Written request: Copy the listing below in full and skip every picture.

↓↓↓

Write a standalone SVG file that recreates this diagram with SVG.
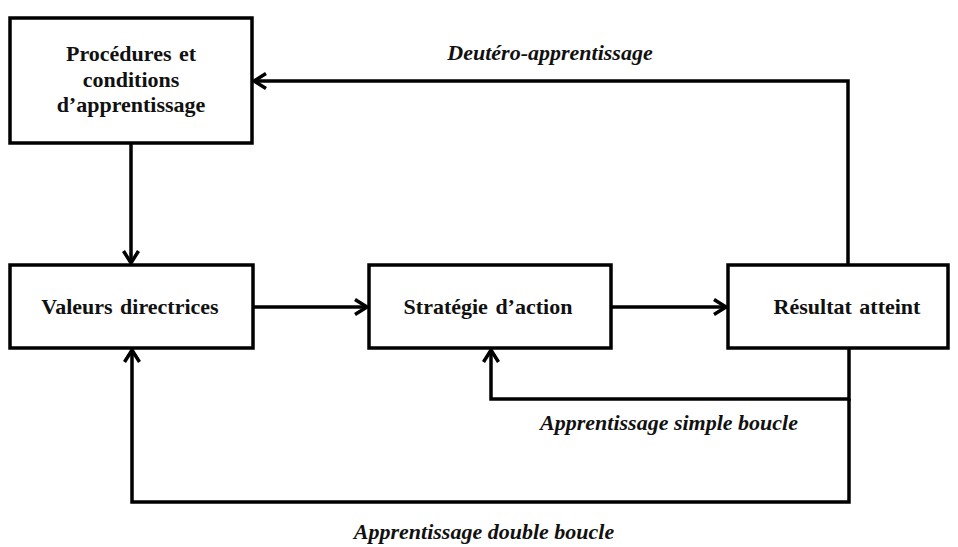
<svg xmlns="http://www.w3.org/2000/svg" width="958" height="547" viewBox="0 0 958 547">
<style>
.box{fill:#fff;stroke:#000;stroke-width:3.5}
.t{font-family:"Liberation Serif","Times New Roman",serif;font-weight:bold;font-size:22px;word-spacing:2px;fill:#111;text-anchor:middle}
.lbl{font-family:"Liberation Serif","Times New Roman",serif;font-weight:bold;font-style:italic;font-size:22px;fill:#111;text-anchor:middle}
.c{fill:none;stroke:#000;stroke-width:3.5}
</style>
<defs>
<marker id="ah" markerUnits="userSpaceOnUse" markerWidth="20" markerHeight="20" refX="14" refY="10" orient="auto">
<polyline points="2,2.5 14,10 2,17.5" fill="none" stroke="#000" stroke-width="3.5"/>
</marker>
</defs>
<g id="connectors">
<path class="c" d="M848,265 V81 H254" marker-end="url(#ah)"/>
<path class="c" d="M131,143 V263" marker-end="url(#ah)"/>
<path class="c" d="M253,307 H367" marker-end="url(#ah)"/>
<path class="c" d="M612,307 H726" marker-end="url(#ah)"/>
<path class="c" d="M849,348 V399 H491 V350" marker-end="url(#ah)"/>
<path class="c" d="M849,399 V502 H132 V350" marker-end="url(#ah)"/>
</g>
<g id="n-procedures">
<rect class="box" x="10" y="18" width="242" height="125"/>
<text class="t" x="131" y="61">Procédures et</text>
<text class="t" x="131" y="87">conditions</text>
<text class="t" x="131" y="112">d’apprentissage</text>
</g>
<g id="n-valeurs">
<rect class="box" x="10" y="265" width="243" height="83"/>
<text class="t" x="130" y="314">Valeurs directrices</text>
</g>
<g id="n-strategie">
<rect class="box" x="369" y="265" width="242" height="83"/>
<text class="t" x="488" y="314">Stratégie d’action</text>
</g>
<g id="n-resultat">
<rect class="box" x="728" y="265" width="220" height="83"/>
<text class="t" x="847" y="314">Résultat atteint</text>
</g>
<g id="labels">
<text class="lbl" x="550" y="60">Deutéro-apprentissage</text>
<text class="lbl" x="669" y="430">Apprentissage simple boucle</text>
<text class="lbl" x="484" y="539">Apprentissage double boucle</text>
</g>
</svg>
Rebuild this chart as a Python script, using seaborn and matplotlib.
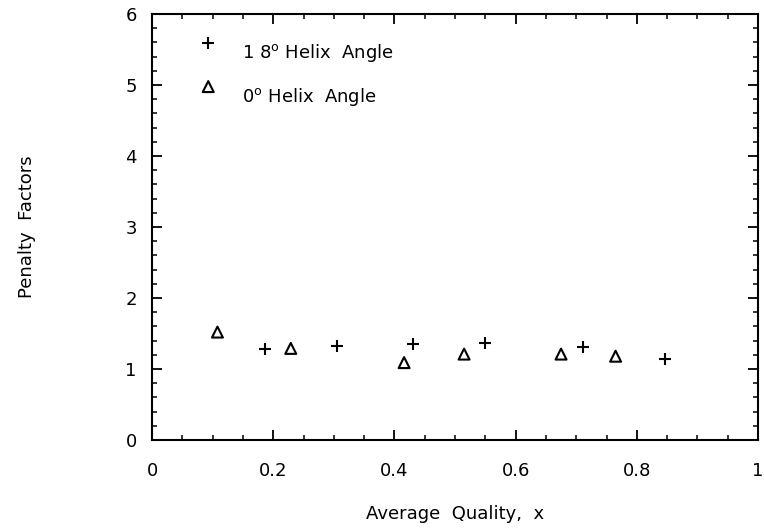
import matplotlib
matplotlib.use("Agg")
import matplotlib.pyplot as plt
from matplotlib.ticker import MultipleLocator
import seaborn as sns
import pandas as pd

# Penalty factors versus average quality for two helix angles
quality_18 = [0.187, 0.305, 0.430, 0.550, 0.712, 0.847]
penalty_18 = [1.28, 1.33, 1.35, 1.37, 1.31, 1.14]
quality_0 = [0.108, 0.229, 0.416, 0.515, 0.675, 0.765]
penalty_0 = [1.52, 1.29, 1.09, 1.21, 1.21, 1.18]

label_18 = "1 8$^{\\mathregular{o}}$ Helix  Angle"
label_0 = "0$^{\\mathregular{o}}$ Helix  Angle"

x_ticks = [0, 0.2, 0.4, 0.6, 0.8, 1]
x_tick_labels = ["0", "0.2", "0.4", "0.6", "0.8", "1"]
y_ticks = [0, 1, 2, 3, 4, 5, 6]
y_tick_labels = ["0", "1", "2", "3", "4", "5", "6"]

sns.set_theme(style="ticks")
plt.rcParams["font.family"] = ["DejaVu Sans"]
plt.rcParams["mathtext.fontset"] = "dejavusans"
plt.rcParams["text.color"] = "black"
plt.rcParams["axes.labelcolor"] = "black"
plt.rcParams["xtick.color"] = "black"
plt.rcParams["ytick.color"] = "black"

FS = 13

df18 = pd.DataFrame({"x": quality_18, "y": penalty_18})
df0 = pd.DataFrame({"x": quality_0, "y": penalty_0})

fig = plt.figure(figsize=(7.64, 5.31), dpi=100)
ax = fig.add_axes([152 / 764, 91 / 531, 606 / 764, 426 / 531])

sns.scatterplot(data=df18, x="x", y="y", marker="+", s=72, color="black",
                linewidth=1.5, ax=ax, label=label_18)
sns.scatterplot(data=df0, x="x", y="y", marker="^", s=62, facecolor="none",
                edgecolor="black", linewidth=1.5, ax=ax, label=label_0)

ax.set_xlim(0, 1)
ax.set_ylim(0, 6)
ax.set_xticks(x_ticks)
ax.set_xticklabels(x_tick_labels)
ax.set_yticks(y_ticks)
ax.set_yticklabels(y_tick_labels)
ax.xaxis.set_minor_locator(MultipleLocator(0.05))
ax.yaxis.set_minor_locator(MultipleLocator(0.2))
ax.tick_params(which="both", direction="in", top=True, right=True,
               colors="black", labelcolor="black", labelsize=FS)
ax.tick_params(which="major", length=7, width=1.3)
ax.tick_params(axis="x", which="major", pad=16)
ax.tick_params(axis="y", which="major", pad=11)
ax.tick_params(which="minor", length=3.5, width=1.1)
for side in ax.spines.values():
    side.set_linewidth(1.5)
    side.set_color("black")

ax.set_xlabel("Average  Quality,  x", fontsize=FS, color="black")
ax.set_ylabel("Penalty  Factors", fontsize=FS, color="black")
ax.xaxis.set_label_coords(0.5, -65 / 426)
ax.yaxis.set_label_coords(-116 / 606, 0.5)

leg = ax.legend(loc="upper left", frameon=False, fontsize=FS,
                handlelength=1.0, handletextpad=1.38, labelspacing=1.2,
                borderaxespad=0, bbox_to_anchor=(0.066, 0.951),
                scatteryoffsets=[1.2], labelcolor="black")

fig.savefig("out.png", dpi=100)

↑↑↑

Written response:
Write a standalone SVG file that recreates this diagram with SVG.
<svg xmlns="http://www.w3.org/2000/svg" width="958" height="547" viewBox="0 0 958 547">
<style>
.box{fill:#fff;stroke:#000;stroke-width:3.5}
.t{font-family:"Liberation Serif","Times New Roman",serif;font-weight:bold;font-size:22px;word-spacing:2px;fill:#111;text-anchor:middle}
.lbl{font-family:"Liberation Serif","Times New Roman",serif;font-weight:bold;font-style:italic;font-size:22px;fill:#111;text-anchor:middle}
.c{fill:none;stroke:#000;stroke-width:3.5}
</style>
<defs>
<marker id="ah" markerUnits="userSpaceOnUse" markerWidth="20" markerHeight="20" refX="14" refY="10" orient="auto">
<polyline points="2,2.5 14,10 2,17.5" fill="none" stroke="#000" stroke-width="3.5"/>
</marker>
</defs>
<g id="connectors">
<path class="c" d="M848,265 V81 H254" marker-end="url(#ah)"/>
<path class="c" d="M131,143 V263" marker-end="url(#ah)"/>
<path class="c" d="M253,307 H367" marker-end="url(#ah)"/>
<path class="c" d="M612,307 H726" marker-end="url(#ah)"/>
<path class="c" d="M849,348 V399 H491 V350" marker-end="url(#ah)"/>
<path class="c" d="M849,399 V502 H132 V350" marker-end="url(#ah)"/>
</g>
<g id="n-procedures">
<rect class="box" x="10" y="18" width="242" height="125"/>
<text class="t" x="131" y="61">Procédures et</text>
<text class="t" x="131" y="87">conditions</text>
<text class="t" x="131" y="112">d’apprentissage</text>
</g>
<g id="n-valeurs">
<rect class="box" x="10" y="265" width="243" height="83"/>
<text class="t" x="130" y="314">Valeurs directrices</text>
</g>
<g id="n-strategie">
<rect class="box" x="369" y="265" width="242" height="83"/>
<text class="t" x="488" y="314">Stratégie d’action</text>
</g>
<g id="n-resultat">
<rect class="box" x="728" y="265" width="220" height="83"/>
<text class="t" x="847" y="314">Résultat atteint</text>
</g>
<g id="labels">
<text class="lbl" x="550" y="60">Deutéro-apprentissage</text>
<text class="lbl" x="669" y="430">Apprentissage simple boucle</text>
<text class="lbl" x="484" y="539">Apprentissage double boucle</text>
</g>
</svg>
Rebuild this chart as a Python script, using seaborn and matplotlib.
import matplotlib
matplotlib.use("Agg")
import matplotlib.pyplot as plt
from matplotlib.ticker import MultipleLocator
import seaborn as sns
import pandas as pd

# Penalty factors versus average quality for two helix angles
quality_18 = [0.187, 0.305, 0.430, 0.550, 0.712, 0.847]
penalty_18 = [1.28, 1.33, 1.35, 1.37, 1.31, 1.14]
quality_0 = [0.108, 0.229, 0.416, 0.515, 0.675, 0.765]
penalty_0 = [1.52, 1.29, 1.09, 1.21, 1.21, 1.18]

label_18 = "1 8$^{\\mathregular{o}}$ Helix  Angle"
label_0 = "0$^{\\mathregular{o}}$ Helix  Angle"

x_ticks = [0, 0.2, 0.4, 0.6, 0.8, 1]
x_tick_labels = ["0", "0.2", "0.4", "0.6", "0.8", "1"]
y_ticks = [0, 1, 2, 3, 4, 5, 6]
y_tick_labels = ["0", "1", "2", "3", "4", "5", "6"]

sns.set_theme(style="ticks")
plt.rcParams["font.family"] = ["DejaVu Sans"]
plt.rcParams["mathtext.fontset"] = "dejavusans"
plt.rcParams["text.color"] = "black"
plt.rcParams["axes.labelcolor"] = "black"
plt.rcParams["xtick.color"] = "black"
plt.rcParams["ytick.color"] = "black"

FS = 13

df18 = pd.DataFrame({"x": quality_18, "y": penalty_18})
df0 = pd.DataFrame({"x": quality_0, "y": penalty_0})

fig = plt.figure(figsize=(7.64, 5.31), dpi=100)
ax = fig.add_axes([152 / 764, 91 / 531, 606 / 764, 426 / 531])

sns.scatterplot(data=df18, x="x", y="y", marker="+", s=72, color="black",
                linewidth=1.5, ax=ax, label=label_18)
sns.scatterplot(data=df0, x="x", y="y", marker="^", s=62, facecolor="none",
                edgecolor="black", linewidth=1.5, ax=ax, label=label_0)

ax.set_xlim(0, 1)
ax.set_ylim(0, 6)
ax.set_xticks(x_ticks)
ax.set_xticklabels(x_tick_labels)
ax.set_yticks(y_ticks)
ax.set_yticklabels(y_tick_labels)
ax.xaxis.set_minor_locator(MultipleLocator(0.05))
ax.yaxis.set_minor_locator(MultipleLocator(0.2))
ax.tick_params(which="both", direction="in", top=True, right=True,
               colors="black", labelcolor="black", labelsize=FS)
ax.tick_params(which="major", length=7, width=1.3)
ax.tick_params(axis="x", which="major", pad=16)
ax.tick_params(axis="y", which="major", pad=11)
ax.tick_params(which="minor", length=3.5, width=1.1)
for side in ax.spines.values():
    side.set_linewidth(1.5)
    side.set_color("black")

ax.set_xlabel("Average  Quality,  x", fontsize=FS, color="black")
ax.set_ylabel("Penalty  Factors", fontsize=FS, color="black")
ax.xaxis.set_label_coords(0.5, -65 / 426)
ax.yaxis.set_label_coords(-116 / 606, 0.5)

leg = ax.legend(loc="upper left", frameon=False, fontsize=FS,
                handlelength=1.0, handletextpad=1.38, labelspacing=1.2,
                borderaxespad=0, bbox_to_anchor=(0.066, 0.951),
                scatteryoffsets=[1.2], labelcolor="black")

fig.savefig("out.png", dpi=100)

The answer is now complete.